Drugs/Therapy

Company Decides to Give Unapproved Drug to Sick Boy

By Cheri Cheng | Update Date: Mar 12, 2014 09:39 AM EDT

After thousands of people petitioned a drug manufacturing company based in North Carolina to provide a potentially life-saving drug to an ailing seven-year-old boy, the company has decided to comply.

The patient, Josh Hardy from Fredericksburg, VA, is suffering from an adenovirus infection that manifested after a bone marrow transplant. The young boy is a four-time cancer survivor and after the bone marrow transplant, his immune system was too compromised to fight off the infection. Due to this predicament, his doctors had asked the company, Chimerix to provide the medication, brincidofovir, outside of a study setting.

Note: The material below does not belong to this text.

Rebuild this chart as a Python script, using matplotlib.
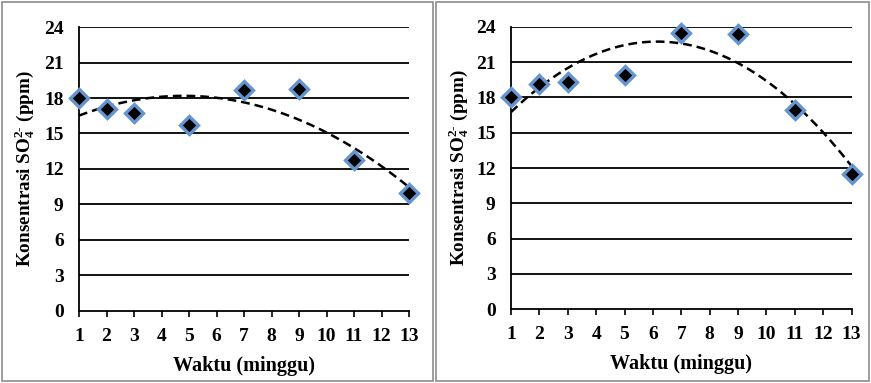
import numpy as np
import matplotlib
matplotlib.use("Agg")
from matplotlib import pyplot as plt
from matplotlib.patches import Rectangle

# data
minggu = [1, 2, 3, 5, 7, 9, 11, 13]
sulfat_kiri = [18.0, 17.1, 16.7, 15.7, 18.7, 18.8, 12.8, 10.0]
sulfat_kanan = [18.0, 19.1, 19.3, 19.9, 23.5, 23.4, 16.9, 11.5]
yticks = [0, 3, 6, 9, 12, 15, 18, 21, 24]
xticks = list(range(1, 14))

plt.rcParams['font.family'] = ['Liberation Serif', 'DejaVu Serif']
plt.rcParams['font.weight'] = 'bold'
plt.rcParams['mathtext.fontset'] = 'custom'
plt.rcParams['mathtext.rm'] = 'Liberation Serif:bold'
plt.rcParams['mathtext.it'] = 'Liberation Serif:bold'
plt.rcParams['mathtext.bf'] = 'Liberation Serif:bold'

fig = plt.figure(figsize=(8.71, 3.83), dpi=100)

# panel borders (pixel boxes -> figure fraction)
W, H = 871.0, 383.0
for (x0, y0, x1, y1) in [(2, 2, 433, 381), (436, 2, 869, 381)]:
    fig.add_artist(Rectangle((x0 / W, 1 - y1 / H), (x1 - x0) / W, (y1 - y0) / H,
                             transform=fig.transFigure, fill=False,
                             edgecolor='#8c8c8c', linewidth=1.2))

posisi = [[0.0907, 0.188, 0.379, 0.7415], [0.5867, 0.1924, 0.391, 0.7378]]
label_x = [25 / W, 459 / W]

for pos, nilai, lx in zip(posisi, [sulfat_kiri, sulfat_kanan], label_x):
    ax = fig.add_axes(pos)
    for g in yticks[1:]:
        ax.axhline(g, color='black', linewidth=1.3, zorder=1)
    koef = np.polyfit(minggu, nilai, 2)
    xx = np.linspace(1, 13, 200)
    ax.plot(xx, np.polyval(koef, xx), linestyle=(0, (3.5, 2)), color='black',
            linewidth=1.8, zorder=2)
    ax.plot(minggu, nilai, linestyle='none', marker='D', markersize=9.5,
            markerfacecolor='black', markeredgecolor='#6595cf',
            markeredgewidth=2.4, clip_on=False, zorder=3)
    ax.set_xlim(1, 13)
    ax.set_ylim(0, 24)
    ax.set_xticks(xticks)
    ax.set_yticks(yticks)
    ax.tick_params(axis='x', direction='out', length=4, width=1.2, pad=8,
                   labelsize=14)
    ax.tick_params(axis='y', length=0, pad=11, labelsize=14)
    for lab in ax.get_xticklabels() + ax.get_yticklabels():
        lab.set_fontweight('bold')
    for s in ['top', 'right']:
        ax.spines[s].set_visible(False)
    for s in ['left', 'bottom']:
        ax.spines[s].set_linewidth(1.3)
    ax.set_xlabel('Waktu (minggu)', fontsize=14.5, fontweight='bold', labelpad=8)
    fig.text(lx, pos[1] + pos[3] / 2, r'Konsentrasi SO$_4^{2\text{-}}$ (ppm)',
             rotation=90, ha='center', va='center', fontsize=13.8,
             fontweight='bold')

fig.savefig('out.png', dpi=100)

The company initially turned down the doctors' request. They stated that if they agreed to give Josh the experimental antiviral drug, they would have to provide the drug for other similar cases. By providing the drug without any approval, the company expressed concerns about losing resources that could be used for clinical trials that would help get the drug approved and distributed to more patients.

"Being unable to fulfill requests for compassionate use is excruciating, and not a decision any one of us ever wants to have to make. It is essential that each individual in a health crisis be treated with equal gravity and value, a principle we have upheld by pursuing further clinical study of brincidofovir," the company's president and CEO, Kenneth Moch said according to USA Today.

After Josh's family took to social media to gain support, Chimerix changed its course and decided to provide brincidofovir to the young boy. The drug will be sent over to the St. Jude Children's Research Hospital in Memphis, TN within 48 hours. The company's new plan, which has already been approved by the U.S. Food and Drug Administration (FDA), is to provide the drug to 20 patients. Josh will be the very first.

"This drug is experimental and has not yet been approved by the FDA and the safety and effectiveness of the medication has not yet been established for use in children. ... It is also important to understand that this remains a critical and complex medical situation," the hospital stated.

It added, according to CNN, "St. Jude will continue to pursue state-of-the-art treatment for Josh and all of our patients. We are grateful for the efforts of Chimerix, the FDA and many others who worked to achieve this outcome. We ask that you continue to keep Josh and his family in your thoughts."